It has been a tough start to the week for the Russell 2000 via (IWM) as a bearish ending to the prior week was followed by a disappointing Monday. The measured move target marked on my chart offered a launch point for a rally, but this rally quickly got overwhelmed by a former support level, which turned resistance, around $178.
To add to the misery, volume climbed in confirmed distribution for both Friday and Monday, and relative performance against peer indices (Nasdaq and S&P500) took a sharp turn lower. There is no love for market-leading Small Caps, and now have to look at 2022 lows around $160 as a possible support test.

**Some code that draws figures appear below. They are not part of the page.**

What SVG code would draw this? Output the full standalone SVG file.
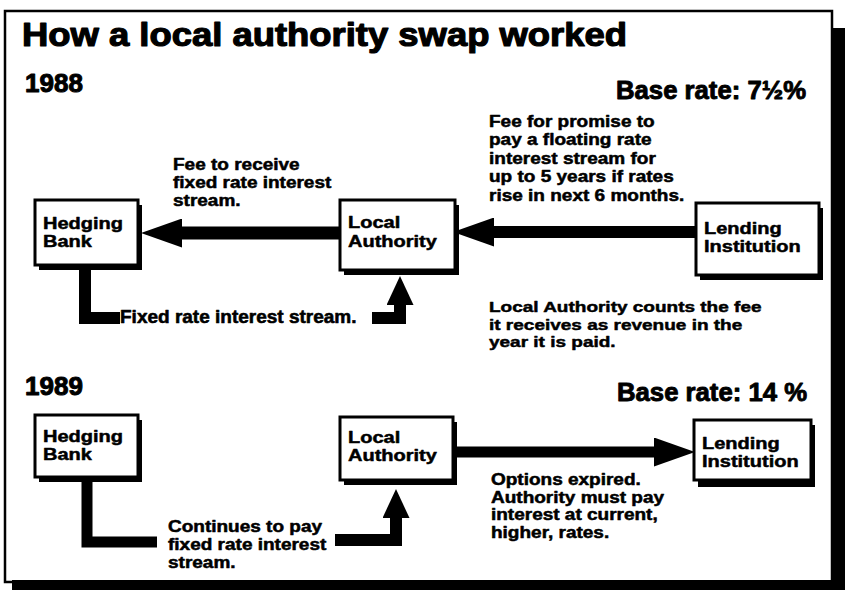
<svg xmlns="http://www.w3.org/2000/svg" width="847" height="593" viewBox="0 0 847 593">
<defs>
<style>
text{font-family:"Liberation Sans",Arial,sans-serif;font-weight:bold;fill:#000;stroke:#000;stroke-width:0.6;stroke-linejoin:round}
.title{font-size:34px;stroke-width:1.2}
.year{font-size:26px;stroke-width:1}
.rate{font-size:25px;stroke-width:0.9}
.lbl{font-size:19px}
.node{font-size:20px}
.box{fill:#fff;stroke:#000;stroke-width:3}
.shadow{fill:#000}
.conn{fill:none;stroke:#000;stroke-linejoin:miter}
</style>
<marker id="headH" markerUnits="userSpaceOnUse" viewBox="0 0 41 29" markerWidth="41" markerHeight="29" refX="0" refY="14.5" orient="auto">
<path d="M0,0 L41,14.5 L0,29 Z" fill="#000"/>
</marker>
<marker id="headV" markerUnits="userSpaceOnUse" viewBox="0 0 29 27" markerWidth="29" markerHeight="27" refX="0" refY="13.5" orient="auto">
<path d="M0,0 L29,13.5 L0,27 Z" fill="#000"/>
</marker>
</defs>
<rect width="847" height="593" fill="#fff"/>
<g id="frame">
<rect x="832" y="28" width="13" height="562" fill="#000"/>
<rect x="12" y="580" width="833" height="10" fill="#000"/>
<rect x="5" y="11" width="827" height="571" fill="none" stroke="#000" stroke-width="2.5"/>
</g>
<g id="headings">
<text class="title" x="22" y="46" textLength="605" lengthAdjust="spacingAndGlyphs">How a local authority swap worked</text>
<text class="year" x="25" y="92">1988</text>
<text class="year" x="25" y="395">1989</text>
<text class="rate" x="616" y="99" textLength="190" lengthAdjust="spacingAndGlyphs">Base rate: 7½%</text>
<text class="rate" x="617" y="401" textLength="190" lengthAdjust="spacingAndGlyphs">Base rate: 14 %</text>
</g>
<g id="connectors">
<path class="conn" d="M340,233 H182" stroke-width="13" marker-end="url(#headH)"/>
<path class="conn" d="M696,232 H494" stroke-width="12" marker-end="url(#headH)"/>
<path class="conn" d="M85,265 V318 H120" stroke-width="12"/>
<path class="conn" d="M372,318 H400 V305" stroke-width="12" marker-end="url(#headV)"/>
<path class="conn" d="M454,452 H654" stroke-width="11" marker-end="url(#headH)"/>
<path class="conn" d="M87,477 V542 H157" stroke-width="11"/>
<path class="conn" d="M335,540 H396 V518" stroke-width="12" marker-end="url(#headV)"/>
</g>
<g id="hedging-bank-1988">
<rect class="shadow" x="39" y="205" width="103" height="65"/>
<rect class="box" x="35" y="200" width="103" height="65"/>
<g transform="translate(43,229) scale(1,0.8)"><text class="node" x="0" y="0">Hedging<tspan x="0" dy="22.5">Bank</tspan></text></g>
</g>
<g id="local-authority-1988">
<rect class="shadow" x="344" y="205" width="115" height="70"/>
<rect class="box" x="340" y="200" width="115" height="70"/>
<g transform="translate(348,228) scale(1,0.844)"><text class="node" x="0" y="0">Local<tspan x="0" dy="22.5">Authority</tspan></text></g>
</g>
<g id="lending-institution-1988">
<rect class="shadow" x="700" y="208" width="123" height="72"/>
<rect class="box" x="696" y="203" width="123" height="72"/>
<g transform="translate(704,234) scale(1,0.8)"><text class="node" x="0" y="0">Lending<tspan x="0" dy="22.5">Institution</tspan></text></g>
</g>
<g id="hedging-bank-1989">
<rect class="shadow" x="39" y="420" width="103" height="62"/>
<rect class="box" x="35" y="415" width="103" height="62"/>
<g transform="translate(43,442) scale(1,0.8)"><text class="node" x="0" y="0">Hedging<tspan x="0" dy="22.5">Bank</tspan></text></g>
</g>
<g id="local-authority-1989">
<rect class="shadow" x="344" y="422" width="113" height="63"/>
<rect class="box" x="340" y="417" width="113" height="63"/>
<g transform="translate(348,443) scale(1,0.8)"><text class="node" x="0" y="0">Local<tspan x="0" dy="22.5">Authority</tspan></text></g>
</g>
<g id="lending-institution-1989">
<rect class="shadow" x="698" y="425" width="117" height="62"/>
<rect class="box" x="694" y="420" width="117" height="60"/>
<g transform="translate(702,449) scale(1,0.8)"><text class="node" x="0" y="0">Lending<tspan x="0" dy="22.5">Institution</tspan></text></g>
</g>
<g id="labels">
<g transform="translate(173,170) scale(1,0.841)"><text class="lbl" x="0" y="0">Fee to receive<tspan x="0" dy="21.4">fixed rate interest</tspan><tspan x="0" dy="21.4">stream.</tspan></text></g>
<g transform="translate(489,127) scale(1,0.864)"><text class="lbl" x="0" y="0">Fee for promise to<tspan x="0" dy="21.4">pay a floating rate</tspan><tspan x="0" dy="21.4">interest stream for</tspan><tspan x="0" dy="21.4">up to 5 years if rates</tspan><tspan x="0" dy="21.4">rise in next 6 months.</tspan></text></g>
<text class="lbl" x="120" y="323">Fixed rate interest stream.</text>
<g transform="translate(489,312) scale(1,0.818)"><text class="lbl" x="0" y="0">Local Authority counts the fee<tspan x="0" dy="21.4">it receives as revenue in the</tspan><tspan x="0" dy="21.4">year it is paid.</tspan></text></g>
<g transform="translate(491,485) scale(1,0.827)"><text class="lbl" x="0" y="0">Options expired.<tspan x="0" dy="21.4">Authority must pay</tspan><tspan x="0" dy="21.4">interest at current,</tspan><tspan x="0" dy="21.4">higher, rates.</tspan></text></g>
<g transform="translate(168,532) scale(1,0.841)"><text class="lbl" x="0" y="0">Continues to pay<tspan x="0" dy="21.4">fixed rate interest</tspan><tspan x="0" dy="21.4">stream.</tspan></text></g>
</g>
</svg>
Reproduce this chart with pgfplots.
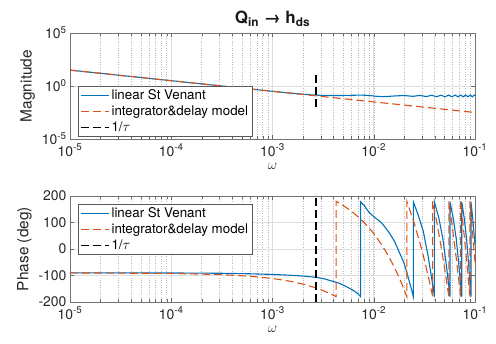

The Nasdaq is facing its own resistance challenge around 13,350. Given the reaction in the Russell 2000, the likelihood of a reversal is quite high. If there is a bright spark, it's that volume buying has tipped in favor of accumulation, but an undercut of Friday's low would also turn all that volume into overhead supply. If the index can push above 13,400 it might help support the Russell 2000, although it would be a bit of a stretch.
The S&P 500 is also lingering between resistance and its measured move target. It's an index in a "wait-and-see" pattern. If there is a tip of the hat, it's in favor of bears after Friday's reversal of 4,330 resistance.
With indices now looking at further declines we need to keep an eye on breadth metrics for when any such selling may stop. The Nasdaq breadth metrics are still well off an oversold state that typically marks a bottom in the index. It was the summer of 2022 when we last had a bottom of Nasdaq breadth metrics, and it could be well into 2024 before these metrics next bottom; rocky times ahead?
In the short term, the Russell 2000 ($IWM) appears that will continue to push lower, possibly taking the S&P and the Nasdaq along with it. There will be little incentive for buyers to reappear until the Russell 2000 ($IWM) gets back to 2022 summer lows, although even then, I wouldn't view this as strong support.